- Data provided:
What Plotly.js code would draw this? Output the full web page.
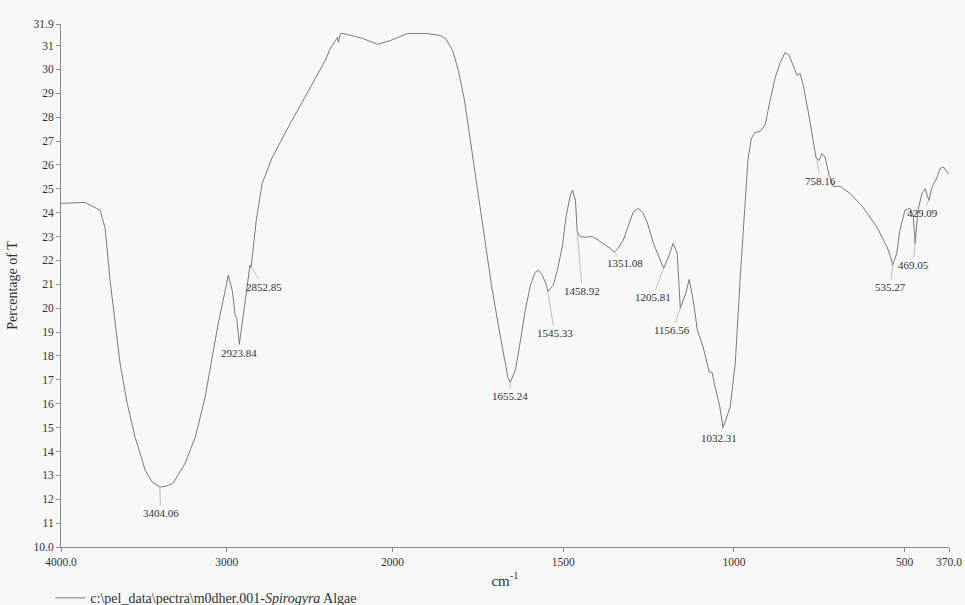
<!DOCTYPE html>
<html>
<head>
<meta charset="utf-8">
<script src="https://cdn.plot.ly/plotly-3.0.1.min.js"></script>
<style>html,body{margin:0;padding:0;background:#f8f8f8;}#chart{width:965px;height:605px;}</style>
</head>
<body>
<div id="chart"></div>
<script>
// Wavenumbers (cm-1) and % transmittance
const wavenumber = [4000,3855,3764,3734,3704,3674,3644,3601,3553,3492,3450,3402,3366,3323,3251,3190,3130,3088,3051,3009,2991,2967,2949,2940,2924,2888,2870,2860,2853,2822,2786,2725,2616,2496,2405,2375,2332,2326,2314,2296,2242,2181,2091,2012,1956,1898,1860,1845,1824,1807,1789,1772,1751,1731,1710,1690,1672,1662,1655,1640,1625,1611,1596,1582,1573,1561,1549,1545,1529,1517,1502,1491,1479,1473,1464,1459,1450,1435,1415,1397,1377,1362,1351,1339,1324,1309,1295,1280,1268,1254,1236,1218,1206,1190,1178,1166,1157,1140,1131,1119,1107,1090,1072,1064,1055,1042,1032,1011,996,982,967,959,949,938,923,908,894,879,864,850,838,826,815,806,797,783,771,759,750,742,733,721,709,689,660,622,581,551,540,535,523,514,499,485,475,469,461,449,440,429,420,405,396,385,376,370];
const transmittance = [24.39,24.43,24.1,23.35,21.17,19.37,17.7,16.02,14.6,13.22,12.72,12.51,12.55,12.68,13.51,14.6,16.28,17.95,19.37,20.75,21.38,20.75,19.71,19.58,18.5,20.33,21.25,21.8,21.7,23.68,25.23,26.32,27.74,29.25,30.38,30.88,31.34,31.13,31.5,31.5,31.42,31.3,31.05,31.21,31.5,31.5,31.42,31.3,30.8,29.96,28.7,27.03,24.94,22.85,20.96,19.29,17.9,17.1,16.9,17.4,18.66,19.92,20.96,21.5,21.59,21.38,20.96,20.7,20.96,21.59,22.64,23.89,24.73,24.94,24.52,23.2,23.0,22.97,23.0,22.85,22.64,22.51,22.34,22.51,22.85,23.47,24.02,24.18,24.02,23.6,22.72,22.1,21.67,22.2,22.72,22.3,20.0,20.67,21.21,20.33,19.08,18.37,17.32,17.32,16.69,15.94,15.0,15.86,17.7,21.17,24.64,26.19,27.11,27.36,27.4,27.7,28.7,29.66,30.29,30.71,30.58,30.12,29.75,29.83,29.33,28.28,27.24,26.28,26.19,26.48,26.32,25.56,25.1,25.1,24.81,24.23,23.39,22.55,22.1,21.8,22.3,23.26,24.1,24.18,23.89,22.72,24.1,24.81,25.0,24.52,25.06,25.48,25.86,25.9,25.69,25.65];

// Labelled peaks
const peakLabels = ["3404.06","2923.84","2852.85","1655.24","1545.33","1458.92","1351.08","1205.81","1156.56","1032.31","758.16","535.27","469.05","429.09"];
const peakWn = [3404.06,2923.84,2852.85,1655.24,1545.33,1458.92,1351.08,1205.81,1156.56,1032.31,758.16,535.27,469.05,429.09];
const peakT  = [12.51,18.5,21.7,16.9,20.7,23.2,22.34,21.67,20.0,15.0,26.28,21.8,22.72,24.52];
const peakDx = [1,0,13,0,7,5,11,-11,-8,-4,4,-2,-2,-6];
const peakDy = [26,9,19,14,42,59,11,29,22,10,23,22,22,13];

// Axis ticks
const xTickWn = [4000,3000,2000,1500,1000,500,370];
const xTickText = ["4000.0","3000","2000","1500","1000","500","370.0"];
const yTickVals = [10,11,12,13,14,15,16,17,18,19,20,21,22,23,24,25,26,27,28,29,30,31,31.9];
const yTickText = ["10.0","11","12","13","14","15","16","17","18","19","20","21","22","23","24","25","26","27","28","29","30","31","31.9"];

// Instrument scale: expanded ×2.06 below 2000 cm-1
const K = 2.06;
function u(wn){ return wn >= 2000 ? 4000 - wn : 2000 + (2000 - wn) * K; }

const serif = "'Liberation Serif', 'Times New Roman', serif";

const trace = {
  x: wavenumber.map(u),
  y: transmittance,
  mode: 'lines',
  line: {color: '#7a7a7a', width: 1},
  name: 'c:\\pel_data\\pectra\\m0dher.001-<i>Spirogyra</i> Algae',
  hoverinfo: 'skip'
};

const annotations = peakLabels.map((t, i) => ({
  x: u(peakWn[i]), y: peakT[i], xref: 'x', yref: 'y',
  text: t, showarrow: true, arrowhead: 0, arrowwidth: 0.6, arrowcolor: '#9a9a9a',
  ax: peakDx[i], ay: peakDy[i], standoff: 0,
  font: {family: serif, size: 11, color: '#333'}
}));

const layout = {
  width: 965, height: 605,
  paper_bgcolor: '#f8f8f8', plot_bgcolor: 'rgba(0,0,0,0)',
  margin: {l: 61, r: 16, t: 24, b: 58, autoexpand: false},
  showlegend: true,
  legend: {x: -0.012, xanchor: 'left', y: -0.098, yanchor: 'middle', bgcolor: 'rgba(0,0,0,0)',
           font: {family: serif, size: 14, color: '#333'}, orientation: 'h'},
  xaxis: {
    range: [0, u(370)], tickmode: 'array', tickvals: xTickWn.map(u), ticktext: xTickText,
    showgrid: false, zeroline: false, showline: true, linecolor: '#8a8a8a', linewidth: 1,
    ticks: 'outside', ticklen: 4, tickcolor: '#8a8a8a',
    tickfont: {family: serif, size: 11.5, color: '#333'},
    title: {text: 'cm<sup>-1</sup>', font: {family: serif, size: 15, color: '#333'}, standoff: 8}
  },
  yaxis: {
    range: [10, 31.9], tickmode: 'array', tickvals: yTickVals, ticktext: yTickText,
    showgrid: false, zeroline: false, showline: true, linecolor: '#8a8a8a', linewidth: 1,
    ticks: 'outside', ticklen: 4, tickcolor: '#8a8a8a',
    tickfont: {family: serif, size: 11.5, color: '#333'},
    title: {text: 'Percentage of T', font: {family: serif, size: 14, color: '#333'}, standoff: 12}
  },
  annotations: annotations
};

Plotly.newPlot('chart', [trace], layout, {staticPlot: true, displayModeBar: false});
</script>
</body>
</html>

- Exercise requirements: Output an exact copy of the material, with the pictures removed.

- Solution:
What Plotly.js code would draw this? Output the full web page.
<!DOCTYPE html>
<html>
<head>
<meta charset="utf-8">
<script src="https://cdn.plot.ly/plotly-3.0.1.min.js"></script>
<style>html,body{margin:0;padding:0;background:#f8f8f8;}#chart{width:965px;height:605px;}</style>
</head>
<body>
<div id="chart"></div>
<script>
// Wavenumbers (cm-1) and % transmittance
const wavenumber = [4000,3855,3764,3734,3704,3674,3644,3601,3553,3492,3450,3402,3366,3323,3251,3190,3130,3088,3051,3009,2991,2967,2949,2940,2924,2888,2870,2860,2853,2822,2786,2725,2616,2496,2405,2375,2332,2326,2314,2296,2242,2181,2091,2012,1956,1898,1860,1845,1824,1807,1789,1772,1751,1731,1710,1690,1672,1662,1655,1640,1625,1611,1596,1582,1573,1561,1549,1545,1529,1517,1502,1491,1479,1473,1464,1459,1450,1435,1415,1397,1377,1362,1351,1339,1324,1309,1295,1280,1268,1254,1236,1218,1206,1190,1178,1166,1157,1140,1131,1119,1107,1090,1072,1064,1055,1042,1032,1011,996,982,967,959,949,938,923,908,894,879,864,850,838,826,815,806,797,783,771,759,750,742,733,721,709,689,660,622,581,551,540,535,523,514,499,485,475,469,461,449,440,429,420,405,396,385,376,370];
const transmittance = [24.39,24.43,24.1,23.35,21.17,19.37,17.7,16.02,14.6,13.22,12.72,12.51,12.55,12.68,13.51,14.6,16.28,17.95,19.37,20.75,21.38,20.75,19.71,19.58,18.5,20.33,21.25,21.8,21.7,23.68,25.23,26.32,27.74,29.25,30.38,30.88,31.34,31.13,31.5,31.5,31.42,31.3,31.05,31.21,31.5,31.5,31.42,31.3,30.8,29.96,28.7,27.03,24.94,22.85,20.96,19.29,17.9,17.1,16.9,17.4,18.66,19.92,20.96,21.5,21.59,21.38,20.96,20.7,20.96,21.59,22.64,23.89,24.73,24.94,24.52,23.2,23.0,22.97,23.0,22.85,22.64,22.51,22.34,22.51,22.85,23.47,24.02,24.18,24.02,23.6,22.72,22.1,21.67,22.2,22.72,22.3,20.0,20.67,21.21,20.33,19.08,18.37,17.32,17.32,16.69,15.94,15.0,15.86,17.7,21.17,24.64,26.19,27.11,27.36,27.4,27.7,28.7,29.66,30.29,30.71,30.58,30.12,29.75,29.83,29.33,28.28,27.24,26.28,26.19,26.48,26.32,25.56,25.1,25.1,24.81,24.23,23.39,22.55,22.1,21.8,22.3,23.26,24.1,24.18,23.89,22.72,24.1,24.81,25.0,24.52,25.06,25.48,25.86,25.9,25.69,25.65];

// Labelled peaks
const peakLabels = ["3404.06","2923.84","2852.85","1655.24","1545.33","1458.92","1351.08","1205.81","1156.56","1032.31","758.16","535.27","469.05","429.09"];
const peakWn = [3404.06,2923.84,2852.85,1655.24,1545.33,1458.92,1351.08,1205.81,1156.56,1032.31,758.16,535.27,469.05,429.09];
const peakT  = [12.51,18.5,21.7,16.9,20.7,23.2,22.34,21.67,20.0,15.0,26.28,21.8,22.72,24.52];
const peakDx = [1,0,13,0,7,5,11,-11,-8,-4,4,-2,-2,-6];
const peakDy = [26,9,19,14,42,59,11,29,22,10,23,22,22,13];

// Axis ticks
const xTickWn = [4000,3000,2000,1500,1000,500,370];
const xTickText = ["4000.0","3000","2000","1500","1000","500","370.0"];
const yTickVals = [10,11,12,13,14,15,16,17,18,19,20,21,22,23,24,25,26,27,28,29,30,31,31.9];
const yTickText = ["10.0","11","12","13","14","15","16","17","18","19","20","21","22","23","24","25","26","27","28","29","30","31","31.9"];

// Instrument scale: expanded ×2.06 below 2000 cm-1
const K = 2.06;
function u(wn){ return wn >= 2000 ? 4000 - wn : 2000 + (2000 - wn) * K; }

const serif = "'Liberation Serif', 'Times New Roman', serif";

const trace = {
  x: wavenumber.map(u),
  y: transmittance,
  mode: 'lines',
  line: {color: '#7a7a7a', width: 1},
  name: 'c:\\pel_data\\pectra\\m0dher.001-<i>Spirogyra</i> Algae',
  hoverinfo: 'skip'
};

const annotations = peakLabels.map((t, i) => ({
  x: u(peakWn[i]), y: peakT[i], xref: 'x', yref: 'y',
  text: t, showarrow: true, arrowhead: 0, arrowwidth: 0.6, arrowcolor: '#9a9a9a',
  ax: peakDx[i], ay: peakDy[i], standoff: 0,
  font: {family: serif, size: 11, color: '#333'}
}));

const layout = {
  width: 965, height: 605,
  paper_bgcolor: '#f8f8f8', plot_bgcolor: 'rgba(0,0,0,0)',
  margin: {l: 61, r: 16, t: 24, b: 58, autoexpand: false},
  showlegend: true,
  legend: {x: -0.012, xanchor: 'left', y: -0.098, yanchor: 'middle', bgcolor: 'rgba(0,0,0,0)',
           font: {family: serif, size: 14, color: '#333'}, orientation: 'h'},
  xaxis: {
    range: [0, u(370)], tickmode: 'array', tickvals: xTickWn.map(u), ticktext: xTickText,
    showgrid: false, zeroline: false, showline: true, linecolor: '#8a8a8a', linewidth: 1,
    ticks: 'outside', ticklen: 4, tickcolor: '#8a8a8a',
    tickfont: {family: serif, size: 11.5, color: '#333'},
    title: {text: 'cm<sup>-1</sup>', font: {family: serif, size: 15, color: '#333'}, standoff: 8}
  },
  yaxis: {
    range: [10, 31.9], tickmode: 'array', tickvals: yTickVals, ticktext: yTickText,
    showgrid: false, zeroline: false, showline: true, linecolor: '#8a8a8a', linewidth: 1,
    ticks: 'outside', ticklen: 4, tickcolor: '#8a8a8a',
    tickfont: {family: serif, size: 11.5, color: '#333'},
    title: {text: 'Percentage of T', font: {family: serif, size: 14, color: '#333'}, standoff: 12}
  },
  annotations: annotations
};

Plotly.newPlot('chart', [trace], layout, {staticPlot: true, displayModeBar: false});
</script>
</body>
</html>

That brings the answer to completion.